#### WRITTEN PROBLEM
Using the material that follows, identify and copy each line with the string "document".

============

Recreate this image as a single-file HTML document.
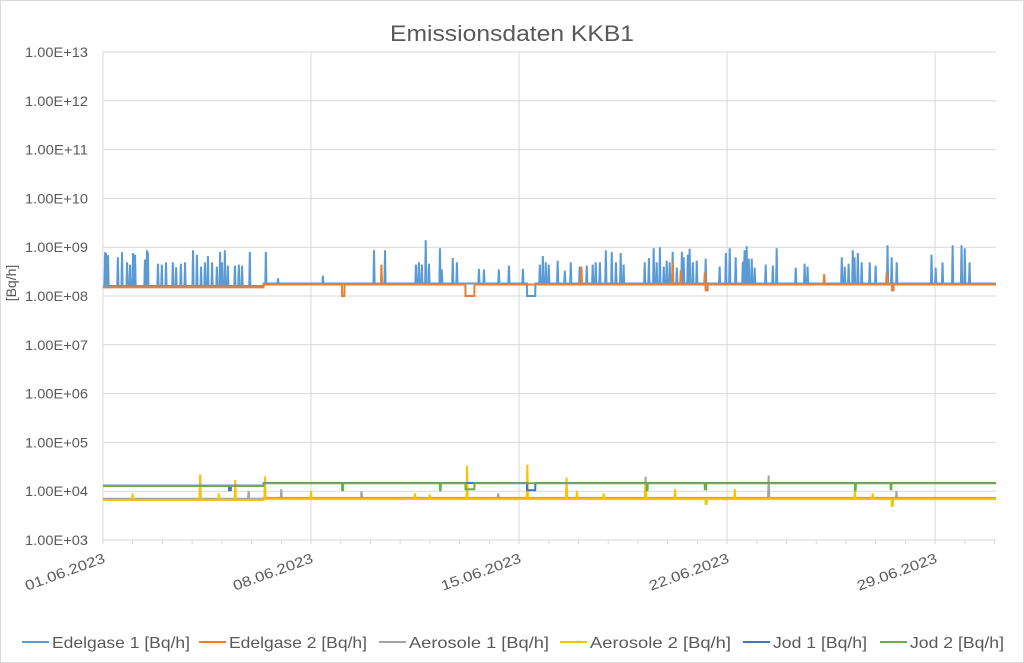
<!DOCTYPE html>
<html><head><meta charset="utf-8"><style>
body{margin:0;background:#fff;font-family:"Liberation Sans",sans-serif}
#wrap{position:relative;width:1024px;height:663px;overflow:hidden}
</style></head><body>
<div id="wrap">
<svg id="chart" width="1024" height="663" font-family="Liberation Sans, sans-serif">
<rect x="0.5" y="0.5" width="1023" height="662" fill="#fff" stroke="#d9d9d9"/>
<text x="390" y="41" font-size="22" fill="#595959" textLength="244" lengthAdjust="spacingAndGlyphs">Emissionsdaten KKB1</text>
<text transform="translate(16,283) rotate(-90)" text-anchor="middle" font-size="14" fill="#595959">[Bq/h]</text>
<g id="grid"></g><g id="series"></g><g id="axes"></g><g id="legend"></g>
</svg>
</div>
<script>
const yTickExps=[3,4,5,6,7,8,9,10,11,12,13];
const xTickLabels=["01.06.2023","08.06.2023","15.06.2023","22.06.2023","29.06.2023"];
const xTickDays=[0,7,14,21,28];
const seriesNames=["Edelgase 1 [Bq/h]","Edelgase 2 [Bq/h]","Aerosole 1 [Bq/h]","Aerosole 2 [Bq/h]","Jod 1 [Bq/h]","Jod 2 [Bq/h]"];
const seriesColors=["#5b9bd5","#ed7d31","#a5a5a5","#ffc000","#4472c4","#70ad47"];
const edel1Base=[[0,1.6e8],[5.4,1.8e8]];
const edel1Spikes=[[0.07,7.9e8],[0.1,7.6e8],[0.17,6.9e8],[0.5,6.2e8],[0.64,7.9e8],[0.81,4.9e8],[0.91,4.4e8],[1.01,7.6e8],[1.08,7e8],[1.41,5.6e8],[1.48,8.7e8],[1.51,7.9e8],[1.85,4.6e8],[1.98,4.4e8],[2.12,4.9e8],[2.35,4.9e8],[2.46,3.9e8],[2.62,4.6e8],[2.76,4.9e8],[3.03,8.7e8],[3.16,7e8],[3.3,4e8],[3.43,4.9e8],[3.53,6.6e8],[3.67,4.9e8],[3.83,4e8],[3.94,8e8],[4.0,4.9e8],[4.1,8.7e8],[4.2,4.2e8],[4.44,4.2e8],[4.57,4.4e8],[4.68,4.2e8],[4.94,8e8],[5.48,8e8],[5.89,2.3e8],[7.4,2.6e8],[9.12,8.7e8],[9.49,8.7e8],[10.53,4.4e8],[10.63,4.9e8],[10.73,4.4e8],[10.86,1.4e9],[10.97,4.6e8],[11.34,9.5e8],[11.4,3.5e8],[11.77,6e8],[11.91,4.9e8],[12.65,3.6e8],[12.82,3.5e8],[13.32,3.5e8],[13.66,4.2e8],[14.13,3.6e8],[14.7,4.4e8],[14.8,6.6e8],[14.9,4.9e8],[15.0,4.4e8],[15.3,5.3e8],[15.54,3.3e8],[15.74,4.9e8],[16.04,4e8],[16.28,4.2e8],[16.48,4.4e8],[16.58,4.9e8],[16.72,4.9e8],[16.92,8.7e8],[17.12,8e8],[17.26,4.9e8],[17.42,7.6e8],[17.52,4.4e8],[18.23,4.9e8],[18.37,6e8],[18.53,9.5e8],[18.63,4.9e8],[18.74,1e9],[18.87,4e8],[18.97,5.3e8],[19.07,4.9e8],[19.17,8e8],[19.31,3.8e8],[19.48,8e8],[19.54,6.2e8],[19.68,7e8],[19.74,9.3e8],[19.85,4.9e8],[19.98,5.3e8],[20.28,5.8e8],[20.75,4e8],[20.96,7.6e8],[21.09,9.5e8],[21.29,6.2e8],[21.53,5.1e8],[21.59,8.7e8],[21.66,1.05e9],[21.73,5.8e8],[21.83,5.8e8],[21.93,3.8e8],[22.3,4.4e8],[22.54,4.2e8],[22.67,9.5e8],[23.31,3.8e8],[23.61,4.6e8],[23.71,4e8],[24.86,6.2e8],[24.96,4e8],[25.09,4.6e8],[25.23,8.7e8],[25.29,6.2e8],[25.4,7.6e8],[25.53,4.9e8],[25.8,4.9e8],[26.0,4.2e8],[26.4,1.1e9],[26.54,6.2e8],[26.71,4.9e8],[27.88,7e8],[28.02,3.8e8],[28.25,4.9e8],[28.59,1.1e9],[28.89,1.1e9],[29.0,9.5e8],[29.16,4.9e8]];
const edel1Dips=[[14.27,14.55,1e8]];
const edel2Base=[[0,1.5e8],[5.4,1.72e8]];
const edel2Spikes=[[9.37,4.4e8],[16.1,4e8],[19.17,4.9e8],[19.44,3.4e8],[20.25,3e8],[24.27,2.8e8],[26.37,3e8]];
const edel2Dips=[[8.04,8.12,1e8],[12.2,12.5,1e8],[20.28,20.35,1.3e8],[26.55,26.6,1.3e8]];
const aero1Base=[[0,7.0e3],[5.4,7.3e3]];
const aero1Spikes=[[3.27,2.2e4],[5.45,1.2e4],[8.7,1e4],[13.3,9e3],[18.26,2e4],[22.4,2.1e4],[26.7,1.0e4],[4.9,1.0e4],[6.0,1.1e4]];
const aero1Dips=[];
const aero2Base=[[0,6.6e3],[5.4,6.9e3]];
const aero2Spikes=[[3.27,2.2e4],[4.45,1.7e4],[5.45,2.0e4],[3.9,9e3],[1.0,9e3],[7.0,1e4],[12.25,3.3e4],[14.28,3.5e4],[15.6,1.9e4],[15.95,1e4],[16.85,9e3],[18.26,1.5e4],[19.25,1.1e4],[21.26,1.1e4],[25.3,1.1e4],[25.9,9e3],[10.5,9e3],[11.0,8.5e3]];
const aero2Dips=[[26.54,26.58,5e3],[20.28,20.32,5.5e3]];
const jod1Base=[[0,1.3e4],[5.4,1.47e4]];
const jod1Spikes=[];
const jod1Dips=[[4.24,4.3,1.05e4],[14.27,14.55,1.05e4]];
const jod2Base=[[0,1.28e4],[5.4,1.45e4]];
const jod2Spikes=[];
const jod2Dips=[[8.04,8.08,1.05e4],[11.34,11.37,1.05e4],[12.2,12.5,1.1e4],[18.3,18.33,1.05e4],[20.25,20.3,1.1e4],[25.3,25.33,1.05e4],[26.5,26.53,1.1e4]];

const X0=103,X1=996,DAYS=30.05,Y13=52,DEC=48.8;
const NS="http://www.w3.org/2000/svg";
function xs(d){return X0+d*(X1-X0)/DAYS;}
function ys(v){return Y13+(13-Math.log10(v))*DEC;}
function mk(tag,attrs,parent){const e=document.createElementNS(NS,tag);for(const k in attrs)e.setAttribute(k,attrs[k]);parent.appendChild(e);return e;}
const grid=document.getElementById('grid'),axes=document.getElementById('axes'),ser=document.getElementById('series'),leg=document.getElementById('legend');
yTickExps.forEach(e=>{
  const y=ys(Math.pow(10,e));
  if(e>3){const l=mk('line',{x1:X0,x2:X1,y1:y,y2:y,stroke:'#d9d9d9','stroke-width':1},grid);
  
  }
  const t=mk('text',{x:25,y:y+5,'font-size':14,fill:'#595959',textLength:63,lengthAdjust:'spacingAndGlyphs'},axes);
  t.textContent='1.00E+'+(e<10?'0'+e:e);
  
  
});
xTickDays.forEach((d,i)=>{
  const x=xs(d);
  const l=mk('line',{x1:x,x2:x,y1:Y13,y2:ys(1e3),stroke:'#d9d9d9','stroke-width':1},grid);
  
  
  const t=mk('text',{transform:`translate(${x+3},${ys(1e3)+22}) rotate(-20)`,'text-anchor':'end','font-size':14,fill:'#595959',textLength:84,lengthAdjust:'spacingAndGlyphs'},axes);
  t.textContent=xTickLabels[i];
  
  
});
for(let d=0;d<=30;d++){const x=xs(d);const l=mk('line',{x1:x,x2:x,y1:ys(1e3),y2:ys(1e3)+4,stroke:'#d9d9d9'},axes);
  
  }
const ax=mk('line',{x1:X0,x2:X1,y1:ys(1e3),y2:ys(1e3),stroke:'#d9d9d9'},axes);



function valueAt(t,base,spikes,dips){
  let v=base[0][1];for(const b of base)if(t>=b[0])v=b[1];
  for(const d of dips)if(t>=d[0]&&t<=d[1])v=d[2];
  for(const s of spikes){const w=0.02;const dd=Math.abs(t-s[0]);if(dd<w){const lv=Math.log10(v)+(Math.log10(s[1])-Math.log10(v))*(1-dd/w);v=(s[1]<v)?Math.min(v,Math.pow(10,lv)):Math.max(v,Math.pow(10,lv));}}
  return v;
}
const all=[[edel1Base,edel1Spikes,edel1Dips],[edel2Base,edel2Spikes,edel2Dips],[aero1Base,aero1Spikes,aero1Dips],[aero2Base,aero2Spikes,aero2Dips],[jod1Base,jod1Spikes,jod1Dips],[jod2Base,jod2Spikes,jod2Dips]];
[0,1,2,3,4,5].forEach(i=>{
  const [b,s,dp]=all[i];let pts=[];
  for(let t=0;t<=DAYS;t+=0.005){pts.push(xs(t).toFixed(1)+','+ys(valueAt(t,b,s,dp)).toFixed(1));}
  const p=mk('polyline',{points:pts.join(' '),fill:'none',stroke:seriesColors[i],'stroke-width':2,'stroke-linejoin':'miter'},ser);
  
  
});
const legX=[22,199,379,560,743,880];
const legW=[138,138,140,141,94,94];
seriesNames.forEach((n,i)=>{
  const g=mk('g',{},leg);
  
  
  mk('line',{x1:legX[i],x2:legX[i]+27,y1:642,y2:642,stroke:seriesColors[i],'stroke-width':2},g);
  const t=mk('text',{x:legX[i]+30,y:648,'font-size':16,fill:'#595959',textLength:legW[i],lengthAdjust:'spacingAndGlyphs'},g);
  t.textContent=n;
});
</script>
</body></html>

============

#### THE RESULT
Recreate this image as a single-file HTML document.
function mk(tag,attrs,parent){const e=document.createElementNS(NS,tag);for(const k in attrs)e.setAttribute(k,attrs[k]);parent.appendChild(e);return e;}
const grid=document.getElementById('grid'),axes=document.getElementById('axes'),ser=document.getElementById('series'),leg=document.getElementById('legend');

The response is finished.